In a practical sense, it’s simply great advice. But also, in so few words, it captures everything I love about Paris, travel, and Bourdain himself. Which is to say: It captures everything I love about being alive.
That, of course, is what Bourdain did so well. His travel writing wasn’t just tips on how to scope out good street food or how to seamlessly navigate an airport. It laid out an attitude for living. Whether he was looking chic in Milan or dusty in Mozambique, he possessed a no-bullshit vitality, a humble awareness of his privilege as a white, male American, and an appreciation for the things—cold beer, hot noodles, the fact that seafood always tastes better when you’re barefoot in the sand—that are true no matter where you find yourself on this big, generous earth. He taught us that the best way out of your privileged or narrow-minded comfort zone was to plunge right into the chaos of the unknown—and to consume as many spicy, meaty, and alcoholic things as possible along the way.
Bourdain had an impact on my life in a way that directly led to what I do now, as a writer who focuses on travel. Reading his books and watching his shows slumped on my parents’ couch as a teenager, I desperately wanted whatever that was. That sweaty film that dappled his forehead as he drank a cold beer on a hot day; the look of industrious seriousness with which he approached a steaming hot bowl of noodles; the earnest politeness and gratitude with which he unfailingly treated his hosts. I studied these things as if they were landmarks on the road map to becoming a person I wanted to be: someone who could move through the world with such grace, and swag, and curiosity.

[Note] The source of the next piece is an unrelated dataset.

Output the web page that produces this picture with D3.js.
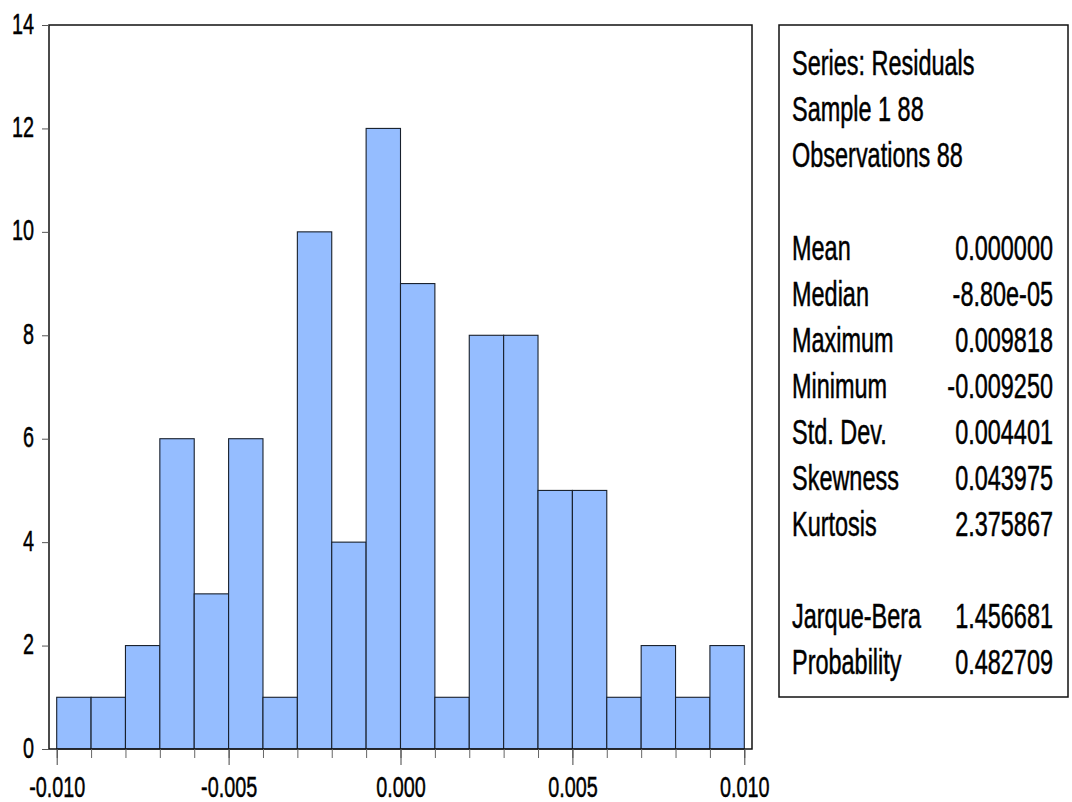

On a list of my heroes, it’s fair to say he is the only male. But the fact that he was a man and I was not didn’t bother me; his lack of pretension seemed to transcend masculinity or femininity.
When other people were thinking about sensible things to do after university, I was thinking about how I could get as far away as possible from the country I grew up in, America—and write about it in the process. I moved to London—which seemed somehow closer to the rest of the world—and worked a dozen shitty restaurant, temp, and hostess jobs, interned at magazines and freelanced. I lived in closet-sized bedrooms, and was broke a lot. I almost gave up a million times.
But each time I managed to do the thing—to write a story in an unfamiliar place, to learn some truth that helped me better understand the world—I knew I was on the right track. So I kept going. Looking through the writing of my 20s, there are so many pieces that I can directly attribute to Bourdain’s inspiration.
When I landed in Vietnam, on a two-month solo trip through Southeast Asia, I felt strangely as though Bourdain was with me. It was his favorite country. I was reporting a story for the Guardian about the hidden economics of Ho Chi Minh City’s street food when I wound up in the home of the proprietors of a popular lunch stall, with my fixer and photographer. My stomach was ravaged from something I’d eaten the day before, but when my hostess graciously offered me a shrimp fritter and fried chicken at 9:30 in the morning, I accepted it gladly and forced it down (along with some Tums). I know Bourdain would’ve done the same.
A few months ago, I got an email from an editor at Explore Parts Unknown, the website which served as a partner to his CNN show. They wanted to include a story I’d written in 2014 from Soweto, South Africa, about a subculture of precocious fashion-obsessed teenagers called izikhothane. I’d fought hard for that story during the writing process. The US editors who had commissioned it wanted me to highlight the stark poverty of its subjects. But what had struck me during my reporting was their outsized humanity.
I pulled the story from the original magazine that commissioned it, and scrambled to get it published elsewhere. It was a huge risk financially and professionally, but I knew that to travel all that way, do all that work, and not honor the spirit of the people who had let me into their lives was to miss the whole point. That was not the thing. As a writer, the fact that it was good enough to be part of Parts Unknown is one of my proudest moments to date.
There’s a moment on every trip I love. It’s the end of the first day, still jetlagged and with that weird clammy film all over your body from traveling. That’s when I find a bar with outdoor seating, ask for whatever the cheap, local lager is (they always taste the same, no matter where you are), and sit down to watch the evening hum by. From now on, I will drink a silent toast to Anthony Bourdain each and every time.